┌─ DATASET EXCERPT

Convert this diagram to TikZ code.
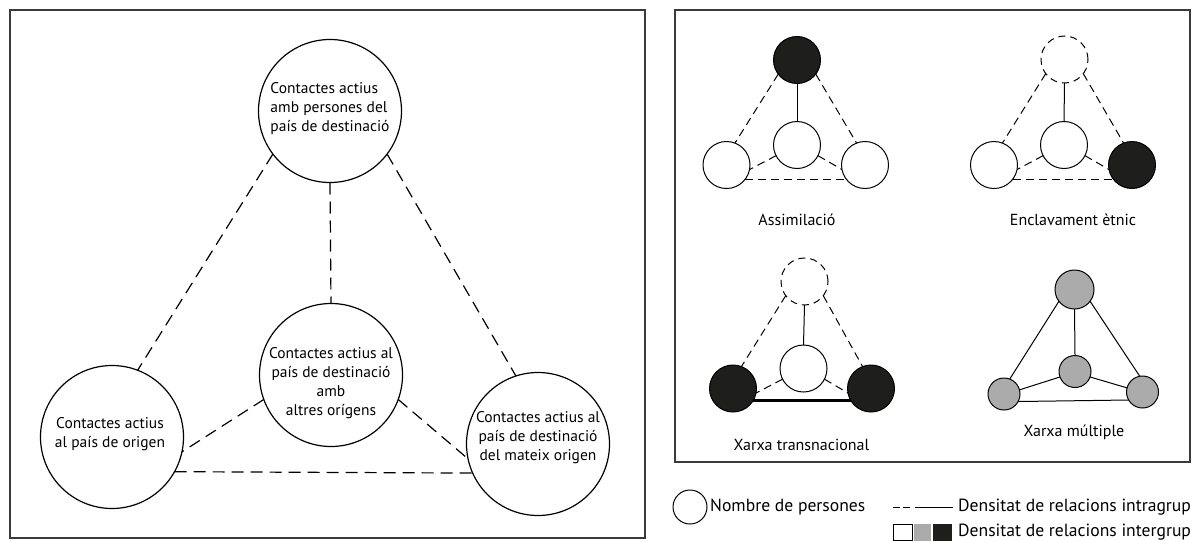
\documentclass[tikz,border=0pt]{standalone}
\usepackage{fontspec}
\setmainfont{PT Sans}
\definecolor{framegray}{HTML}{3A3A3A}
\definecolor{inkblack}{HTML}{1E1E1C}
\definecolor{midgray}{HTML}{ABABAB}
\begin{document}
\begin{tikzpicture}[x=1pt,y=-1pt,
  frame/.style={draw=framegray, line width=1.4pt},
  bigcirc/.style={circle, draw, line width=1.2pt, minimum size=143pt, inner sep=0pt, outer sep=0pt},
  bigtxt/.style={font=\fontsize{15.5}{19}\selectfont, inner sep=0pt},
  bigdash/.style={line width=1.2pt, dash pattern=on 12pt off 7pt},
  pnode/.style={circle, draw, line width=1pt, minimum size=47pt, inner sep=0pt, outer sep=0pt, fill=white},
  pblack/.style={pnode, fill=inkblack},
  pghost/.style={pnode, dash pattern=on 7pt off 5pt},
  gnode/.style={circle, draw, line width=1pt, minimum size=32pt, inner sep=0pt, outer sep=0pt, fill=midgray},
  smalldash/.style={line width=1pt, dash pattern=on 8pt off 5pt},
  solidlink/.style={line width=1pt},
  boldlink/.style={line width=3.5pt},
  caption/.style={font=\fontsize{16}{19}\selectfont, inner sep=0pt},
  legendtxt/.style={font=\fontsize{17.6}{20}\selectfont, inner sep=0pt, anchor=west}
]
\useasboundingbox (0,0) rectangle (1198,541);

% ---- left panel: the four kinds of contacts ----
\draw[frame] (10,10) rectangle (645,538);

\node[bigcirc] (top) at (330,111) {};
\node[bigcirc] (mid) at (331,375) {};
\node[bigcirc] (lft) at (112,437) {};
\node[bigcirc] (rgt) at (538,444) {};

\node[bigtxt, align=left] (toptxt) at (330,109) {Contactes actius\\amb persones del\\país de destinació};
\node[bigtxt, align=center] (midtxt) at (331,383) {Contactes actius al\\país de destinació\\amb\\altres orígens};
\node[bigtxt, align=center] (lfttxt) at (110,434) {Contactes actius\\al país de origen};
\node[bigtxt, align=center] (rgttxt) at (538,438) {Contactes actius al\\país de destinació\\del mateix origen};

\draw[bigdash] (top.217) -- (lft.69);
\draw[bigdash] (top.323) -- (rgt.108);
\draw[bigdash] (top.south) -- (mid.north);
\draw[bigdash] (mid.200) -- (lft.348);
\draw[bigdash] (mid.340) -- (rgt.192);
\draw[bigdash] (lft.-29) -- (rgt.204);

% ---- right panel: four network types ----
\draw[frame] (675,10) rectangle (1190,462);

% Assimilacio
\node[pblack] (aT) at (797,60) {};
\node[pnode]  (aM) at (797,145) {};
\node[pnode]  (aL) at (726.5,165) {};
\node[pnode]  (aR) at (865,165) {};
\draw[solidlink] (aT.south) -- (aM.north);
\draw[smalldash] (aT.217) -- (aL.69);
\draw[smalldash] (aT.323) -- (aR.111);
\draw[smalldash] (aM.207) -- (aL.349);
\draw[smalldash] (aM.333) -- (aR.191);
\draw[smalldash] (aL.-37) -- (aR.217);
\node[caption] (aCap) at (797,220) {Assimilació};

% Enclavament etnic
\node[pghost] (eT) at (1064.5,59.5) {};
\node[pnode]  (eM) at (1064,145) {};
\node[pnode]  (eL) at (994,165) {};
\node[pblack] (eR) at (1132,165) {};
\draw[solidlink] (eT.south) -- (eM.north);
\draw[smalldash] (eT.217) -- (eL.69);
\draw[smalldash] (eT.323) -- (eR.111);
\draw[smalldash] (eM.207) -- (eL.349);
\draw[smalldash] (eM.333) -- (eR.191);
\draw[smalldash] (eL.-37) -- (eR.217);
\node[caption] (eCap) at (1073,220) {Enclavament ètnic};

% Xarxa transnacional
\node[pghost] (tT) at (804.5,281.5) {};
\node[pnode]  (tM) at (803.5,368.5) {};
\node[pblack] (tL) at (733,388.5) {};
\node[pblack] (tR) at (871,388.5) {};
\draw[solidlink] (tT.south) -- (tM.north);
\draw[smalldash] (tT.217) -- (tL.69);
\draw[smalldash] (tT.323) -- (tR.111);
\draw[smalldash] (tM.207) -- (tL.349);
\draw[smalldash] (tM.333) -- (tR.191);
\draw[boldlink] (tL.-31) -- (tR.211);
\node[caption] (tCap) at (801.5,445) {Xarxa transnacional};

% Xarxa multiple
\node[gnode, minimum size=39pt] (mT) at (1074.5,289.5) {};
\node[gnode] (mM) at (1075,371.5) {};
\node[gnode] (mL) at (1004,394) {};
\node[gnode] (mR) at (1142.5,392) {};
\draw[solidlink] (mT.south) -- (mM.north);
\draw[solidlink] (mT.217) -- (mL.69);
\draw[solidlink] (mT.323) -- (mR.100);
\draw[solidlink] (mM.200) -- (mL.15);
\draw[solidlink] (mM.340) -- (mR.165);
\draw[solidlink] (mL.-28) -- (mR.210);
\node[caption] (mCap) at (1074,432) {Xarxa múltiple};

% ---- legend ----
\node[circle, draw, line width=1pt, minimum size=34pt, inner sep=0pt] (keyCirc) at (690,507) {};
\node[legendtxt] (keyCircTxt) at (710,507) {Nombre de persones};

\coordinate (kd0) at (893,507);
\coordinate (kd1) at (910,507);
\coordinate (ks0) at (915,507);
\coordinate (ks1) at (953,507);
\draw[line width=1pt, dash pattern=on 7pt off 3pt] (kd0) -- (kd1);
\draw[line width=1pt] (ks0) -- (ks1);
\node[legendtxt] (keyLineTxt) at (958,507) {Densitat de relacions intragrup};

\fill[white] (893,524) rectangle (912,541);
\fill[midgray] (914,524) rectangle (931,541);
\fill[inkblack] (933,524) rectangle (952,541);
\draw[line width=1pt] (893.5,524.5) rectangle (912,540.5);
\node[legendtxt] (keySqTxt) at (958,532) {Densitat de relacions intergrup};
\end{tikzpicture}
\end{document}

└─

### THE REQUEST:
Go through the listing above and write it out again exactly, dropping the pictures.

### CORRECT RESULT:
Convert this diagram to TikZ code.
\documentclass[tikz,border=0pt]{standalone}
\usepackage{fontspec}
\setmainfont{PT Sans}
\definecolor{framegray}{HTML}{3A3A3A}
\definecolor{inkblack}{HTML}{1E1E1C}
\definecolor{midgray}{HTML}{ABABAB}
\begin{document}
\begin{tikzpicture}[x=1pt,y=-1pt,
  frame/.style={draw=framegray, line width=1.4pt},
  bigcirc/.style={circle, draw, line width=1.2pt, minimum size=143pt, inner sep=0pt, outer sep=0pt},
  bigtxt/.style={font=\fontsize{15.5}{19}\selectfont, inner sep=0pt},
  bigdash/.style={line width=1.2pt, dash pattern=on 12pt off 7pt},
  pnode/.style={circle, draw, line width=1pt, minimum size=47pt, inner sep=0pt, outer sep=0pt, fill=white},
  pblack/.style={pnode, fill=inkblack},
  pghost/.style={pnode, dash pattern=on 7pt off 5pt},
  gnode/.style={circle, draw, line width=1pt, minimum size=32pt, inner sep=0pt, outer sep=0pt, fill=midgray},
  smalldash/.style={line width=1pt, dash pattern=on 8pt off 5pt},
  solidlink/.style={line width=1pt},
  boldlink/.style={line width=3.5pt},
  caption/.style={font=\fontsize{16}{19}\selectfont, inner sep=0pt},
  legendtxt/.style={font=\fontsize{17.6}{20}\selectfont, inner sep=0pt, anchor=west}
]
\useasboundingbox (0,0) rectangle (1198,541);

% ---- left panel: the four kinds of contacts ----
\draw[frame] (10,10) rectangle (645,538);

\node[bigcirc] (top) at (330,111) {};
\node[bigcirc] (mid) at (331,375) {};
\node[bigcirc] (lft) at (112,437) {};
\node[bigcirc] (rgt) at (538,444) {};

\node[bigtxt, align=left] (toptxt) at (330,109) {Contactes actius\\amb persones del\\país de destinació};
\node[bigtxt, align=center] (midtxt) at (331,383) {Contactes actius al\\país de destinació\\amb\\altres orígens};
\node[bigtxt, align=center] (lfttxt) at (110,434) {Contactes actius\\al país de origen};
\node[bigtxt, align=center] (rgttxt) at (538,438) {Contactes actius al\\país de destinació\\del mateix origen};

\draw[bigdash] (top.217) -- (lft.69);
\draw[bigdash] (top.323) -- (rgt.108);
\draw[bigdash] (top.south) -- (mid.north);
\draw[bigdash] (mid.200) -- (lft.348);
\draw[bigdash] (mid.340) -- (rgt.192);
\draw[bigdash] (lft.-29) -- (rgt.204);

% ---- right panel: four network types ----
\draw[frame] (675,10) rectangle (1190,462);

% Assimilacio
\node[pblack] (aT) at (797,60) {};
\node[pnode]  (aM) at (797,145) {};
\node[pnode]  (aL) at (726.5,165) {};
\node[pnode]  (aR) at (865,165) {};
\draw[solidlink] (aT.south) -- (aM.north);
\draw[smalldash] (aT.217) -- (aL.69);
\draw[smalldash] (aT.323) -- (aR.111);
\draw[smalldash] (aM.207) -- (aL.349);
\draw[smalldash] (aM.333) -- (aR.191);
\draw[smalldash] (aL.-37) -- (aR.217);
\node[caption] (aCap) at (797,220) {Assimilació};

% Enclavament etnic
\node[pghost] (eT) at (1064.5,59.5) {};
\node[pnode]  (eM) at (1064,145) {};
\node[pnode]  (eL) at (994,165) {};
\node[pblack] (eR) at (1132,165) {};
\draw[solidlink] (eT.south) -- (eM.north);
\draw[smalldash] (eT.217) -- (eL.69);
\draw[smalldash] (eT.323) -- (eR.111);
\draw[smalldash] (eM.207) -- (eL.349);
\draw[smalldash] (eM.333) -- (eR.191);
\draw[smalldash] (eL.-37) -- (eR.217);
\node[caption] (eCap) at (1073,220) {Enclavament ètnic};

% Xarxa transnacional
\node[pghost] (tT) at (804.5,281.5) {};
\node[pnode]  (tM) at (803.5,368.5) {};
\node[pblack] (tL) at (733,388.5) {};
\node[pblack] (tR) at (871,388.5) {};
\draw[solidlink] (tT.south) -- (tM.north);
\draw[smalldash] (tT.217) -- (tL.69);
\draw[smalldash] (tT.323) -- (tR.111);
\draw[smalldash] (tM.207) -- (tL.349);
\draw[smalldash] (tM.333) -- (tR.191);
\draw[boldlink] (tL.-31) -- (tR.211);
\node[caption] (tCap) at (801.5,445) {Xarxa transnacional};

% Xarxa multiple
\node[gnode, minimum size=39pt] (mT) at (1074.5,289.5) {};
\node[gnode] (mM) at (1075,371.5) {};
\node[gnode] (mL) at (1004,394) {};
\node[gnode] (mR) at (1142.5,392) {};
\draw[solidlink] (mT.south) -- (mM.north);
\draw[solidlink] (mT.217) -- (mL.69);
\draw[solidlink] (mT.323) -- (mR.100);
\draw[solidlink] (mM.200) -- (mL.15);
\draw[solidlink] (mM.340) -- (mR.165);
\draw[solidlink] (mL.-28) -- (mR.210);
\node[caption] (mCap) at (1074,432) {Xarxa múltiple};

% ---- legend ----
\node[circle, draw, line width=1pt, minimum size=34pt, inner sep=0pt] (keyCirc) at (690,507) {};
\node[legendtxt] (keyCircTxt) at (710,507) {Nombre de persones};

\coordinate (kd0) at (893,507);
\coordinate (kd1) at (910,507);
\coordinate (ks0) at (915,507);
\coordinate (ks1) at (953,507);
\draw[line width=1pt, dash pattern=on 7pt off 3pt] (kd0) -- (kd1);
\draw[line width=1pt] (ks0) -- (ks1);
\node[legendtxt] (keyLineTxt) at (958,507) {Densitat de relacions intragrup};

\fill[white] (893,524) rectangle (912,541);
\fill[midgray] (914,524) rectangle (931,541);
\fill[inkblack] (933,524) rectangle (952,541);
\draw[line width=1pt] (893.5,524.5) rectangle (912,540.5);
\node[legendtxt] (keySqTxt) at (958,532) {Densitat de relacions intergrup};
\end{tikzpicture}
\end{document}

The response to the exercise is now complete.